*Dataset section*
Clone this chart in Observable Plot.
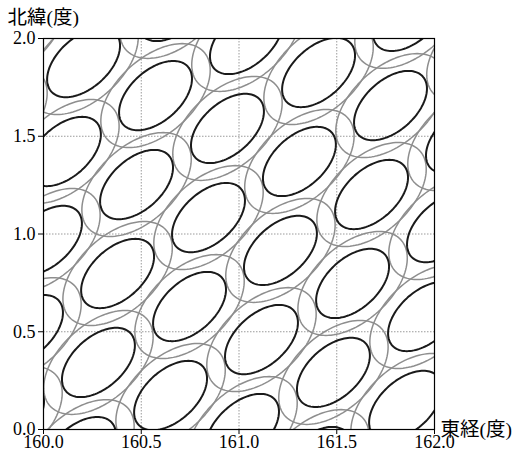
<!DOCTYPE html>
<html><head><meta charset="utf-8">
<script src="https://cdn.jsdelivr.net/npm/d3@7"></script>
<script src="https://cdn.jsdelivr.net/npm/@observablehq/plot@0.6"></script>
<style>
body{margin:0;background:#fff}
#chart svg text{font-family:"Liberation Serif","Noto Sans CJK JP",serif !important;}
</style>
</head><body><div id="chart"></div>
<script>
// ellipse centres (longitude, latitude in degrees)
const centerLon = [161.872, 162.240, 160.670, 161.038, 161.407, 161.775, 162.143,
  159.836, 160.205, 160.573, 160.941, 161.309, 161.678, 162.046,
  159.739, 160.107, 160.476, 160.844, 161.212, 161.581, 161.949,
  160.010, 160.379, 160.747, 161.115, 161.483, 161.852, 162.220,
  159.913, 160.281, 160.650, 161.018, 161.386, 159.816, 160.184];
const centerLat = [2.113, 1.944, 2.164, 1.995, 1.826, 1.657, 1.488,
  2.046, 1.877, 1.708, 1.540, 1.371, 1.202, 1.033,
  1.591, 1.422, 1.253, 1.084, 0.916, 0.747, 0.578,
  0.967, 0.798, 0.629, 0.460, 0.292, 0.123, -0.046,
  0.511, 0.343, 0.174, 0.005, -0.164, 0.056, -0.113];
const xTicks = [160.0, 160.5, 161.0, 161.5, 162.0];
const yTicks = [0.0, 0.5, 1.0, 1.5, 2.0];
const xLabel = "東経(度)";
const yLabel = "北緯(度)";

const SEMI_MAJOR = 0.222, SEMI_MINOR = 0.13, ANGLE = 42 * Math.PI / 180;
function outline(scale) {
  const pts = [];
  centerLon.forEach((cx, k) => {
    const cy = centerLat[k];
    for (let s = 0; s <= 120; s++) {
      const t = 2 * Math.PI * s / 120;
      const u = scale * SEMI_MAJOR * Math.cos(t), v = scale * SEMI_MINOR * Math.sin(t);
      pts.push({k, x: cx + u * Math.cos(ANGLE) - v * Math.sin(ANGLE), y: cy + u * Math.sin(ANGLE) + v * Math.cos(ANGLE)});
    }
  });
  return pts;
}

const serif = "Liberation Serif, Noto Sans CJK JP, serif";

const chart = Plot.plot({
  width: 512, height: 455,
  marginLeft: 43, marginRight: 78, marginTop: 38, marginBottom: 26,
  x: {domain: [160, 162]},
  y: {domain: [0, 2]},
  style: {fontFamily: serif, fontSize: "18px", color: "#000", background: "#fff"},
  marks: [
    Plot.gridX(xTicks, {stroke: "#9a9a9a", strokeOpacity: 1, strokeDasharray: "1.5,1.5"}),
    Plot.gridY(yTicks, {stroke: "#9a9a9a", strokeOpacity: 1, strokeDasharray: "1.5,1.5"}),
    Plot.line(outline(1.5), {x: "x", y: "y", z: "k", stroke: "#8e8e8e", strokeWidth: 1.5, clip: true}),
    Plot.line(outline(1), {x: "x", y: "y", z: "k", stroke: "#1a1a1a", strokeWidth: 2, clip: true}),
    Plot.frame({stroke: "#000", strokeWidth: 1.2}),
    Plot.axisX(xTicks, {tickSize: 5, tickPadding: 1, tickFormat: d => d.toFixed(1), label: null, fontSize: 18}),
    Plot.axisY(yTicks, {tickSize: 5, tickPadding: 3, tickFormat: d => d.toFixed(1), label: null, fontSize: 18}),
    Plot.text([xLabel], {frameAnchor: "bottom-right", dx: 6, textAnchor: "start", lineAnchor: "middle",
      fontSize: 19.5, fill: "#000"}),
    Plot.text([yLabel], {frameAnchor: "top-left", dx: -36, dy: -21, textAnchor: "start", lineAnchor: "middle",
      fontSize: 19.5, fill: "#000"})
  ]
});
document.getElementById("chart").appendChild(chart);
</script>
</body></html>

*Task details*
Every line above should be returned exactly; the pictures stay out.

*Completed exercise*
Clone this chart in Observable Plot.
<!DOCTYPE html>
<html><head><meta charset="utf-8">
<script src="https://cdn.jsdelivr.net/npm/d3@7"></script>
<script src="https://cdn.jsdelivr.net/npm/@observablehq/plot@0.6"></script>
<style>
body{margin:0;background:#fff}
#chart svg text{font-family:"Liberation Serif","Noto Sans CJK JP",serif !important;}
</style>
</head><body><div id="chart"></div>
<script>
// ellipse centres (longitude, latitude in degrees)
const centerLon = [161.872, 162.240, 160.670, 161.038, 161.407, 161.775, 162.143,
  159.836, 160.205, 160.573, 160.941, 161.309, 161.678, 162.046,
  159.739, 160.107, 160.476, 160.844, 161.212, 161.581, 161.949,
  160.010, 160.379, 160.747, 161.115, 161.483, 161.852, 162.220,
  159.913, 160.281, 160.650, 161.018, 161.386, 159.816, 160.184];
const centerLat = [2.113, 1.944, 2.164, 1.995, 1.826, 1.657, 1.488,
  2.046, 1.877, 1.708, 1.540, 1.371, 1.202, 1.033,
  1.591, 1.422, 1.253, 1.084, 0.916, 0.747, 0.578,
  0.967, 0.798, 0.629, 0.460, 0.292, 0.123, -0.046,
  0.511, 0.343, 0.174, 0.005, -0.164, 0.056, -0.113];
const xTicks = [160.0, 160.5, 161.0, 161.5, 162.0];
const yTicks = [0.0, 0.5, 1.0, 1.5, 2.0];
const xLabel = "東経(度)";
const yLabel = "北緯(度)";

const SEMI_MAJOR = 0.222, SEMI_MINOR = 0.13, ANGLE = 42 * Math.PI / 180;
function outline(scale) {
  const pts = [];
  centerLon.forEach((cx, k) => {
    const cy = centerLat[k];
    for (let s = 0; s <= 120; s++) {
      const t = 2 * Math.PI * s / 120;
      const u = scale * SEMI_MAJOR * Math.cos(t), v = scale * SEMI_MINOR * Math.sin(t);
      pts.push({k, x: cx + u * Math.cos(ANGLE) - v * Math.sin(ANGLE), y: cy + u * Math.sin(ANGLE) + v * Math.cos(ANGLE)});
    }
  });
  return pts;
}

const serif = "Liberation Serif, Noto Sans CJK JP, serif";

const chart = Plot.plot({
  width: 512, height: 455,
  marginLeft: 43, marginRight: 78, marginTop: 38, marginBottom: 26,
  x: {domain: [160, 162]},
  y: {domain: [0, 2]},
  style: {fontFamily: serif, fontSize: "18px", color: "#000", background: "#fff"},
  marks: [
    Plot.gridX(xTicks, {stroke: "#9a9a9a", strokeOpacity: 1, strokeDasharray: "1.5,1.5"}),
    Plot.gridY(yTicks, {stroke: "#9a9a9a", strokeOpacity: 1, strokeDasharray: "1.5,1.5"}),
    Plot.line(outline(1.5), {x: "x", y: "y", z: "k", stroke: "#8e8e8e", strokeWidth: 1.5, clip: true}),
    Plot.line(outline(1), {x: "x", y: "y", z: "k", stroke: "#1a1a1a", strokeWidth: 2, clip: true}),
    Plot.frame({stroke: "#000", strokeWidth: 1.2}),
    Plot.axisX(xTicks, {tickSize: 5, tickPadding: 1, tickFormat: d => d.toFixed(1), label: null, fontSize: 18}),
    Plot.axisY(yTicks, {tickSize: 5, tickPadding: 3, tickFormat: d => d.toFixed(1), label: null, fontSize: 18}),
    Plot.text([xLabel], {frameAnchor: "bottom-right", dx: 6, textAnchor: "start", lineAnchor: "middle",
      fontSize: 19.5, fill: "#000"}),
    Plot.text([yLabel], {frameAnchor: "top-left", dx: -36, dy: -21, textAnchor: "start", lineAnchor: "middle",
      fontSize: 19.5, fill: "#000"})
  ]
});
document.getElementById("chart").appendChild(chart);
</script>
</body></html>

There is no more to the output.